Now the thing I practice doing when I do nothing is prayer. Not just the “Our Father” prayer, but noticing prayer, or petitioning prayer, or listening prayer, or meditation… which is where a lot of these letters have been coming from!
Every moment of these workdays have been packed with doing. We had worked 40 hours by Wednesday at dinner time… We start when we get to the jobsite and go-go-go until we get into the car for our long commute back to the hotel.
So the commute - where I can’t do anything and must do some nothing - has been a godsend. I’m bad at doing nothing.
In fact, I wrote this as my embrace of the nothing 😂
It’s never really “nothing,” is it? You have your sweet little somethings that you do with your nothing, just like I’m typing, just like I’m practicing praying.
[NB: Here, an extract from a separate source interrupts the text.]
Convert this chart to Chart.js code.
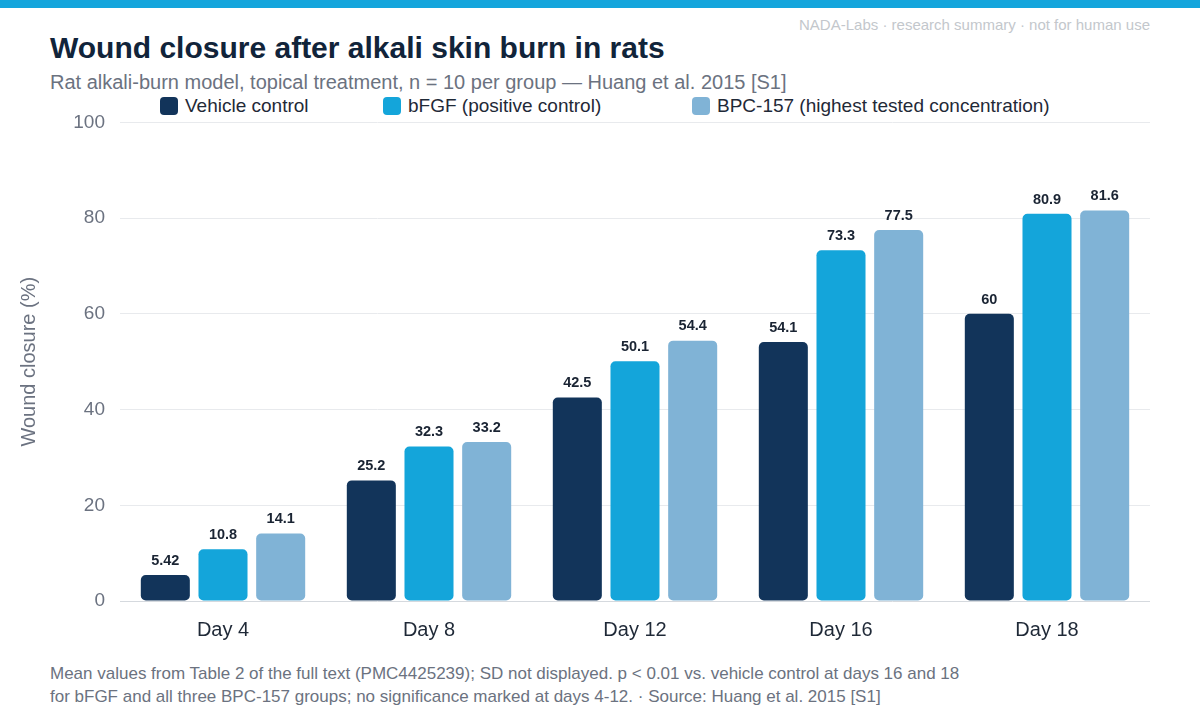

You’ve hopefully already typed up a response with what you actually do when you do nothing.
And my follow-up question is quite simply: does your nothing make you feel more alive, or less? Does it increase or decrease your overall joy? Does it make you feel more connected to God, to living, to loving… or do you feel disconnected?
On the job when we stop working on Saturday nights, we have all of Sunday to rest. And these two things are the first half of sabbath: to stop our labors and to rest from them. But that’s usually where we end with our doing nothing… we cease striving and do a different kind of something. But God’s Fourth Commandment invites us to a specific kind of different something: to delight! which always leads to worship.
Delight makes you feel more alive, increases your joy, and connects you to God, his love for life - and especially your life! And so I find myself, when I’m overtired and not even able to remember the Our Father, simply stopping and delighting in nothing. And always I find myself catching sight of trees in bloom, children with their parents, or some other thing that captures me into thanks - makes me feel, even though I am drooping from sleep deprivation, more alive, and connects me, even though He had not answered any of my prayers for reprieve from the 15 hour days, to the living and loving God.
Why do you do nothing? To escape something? Or to engage a different kind of something that increases your quality of life?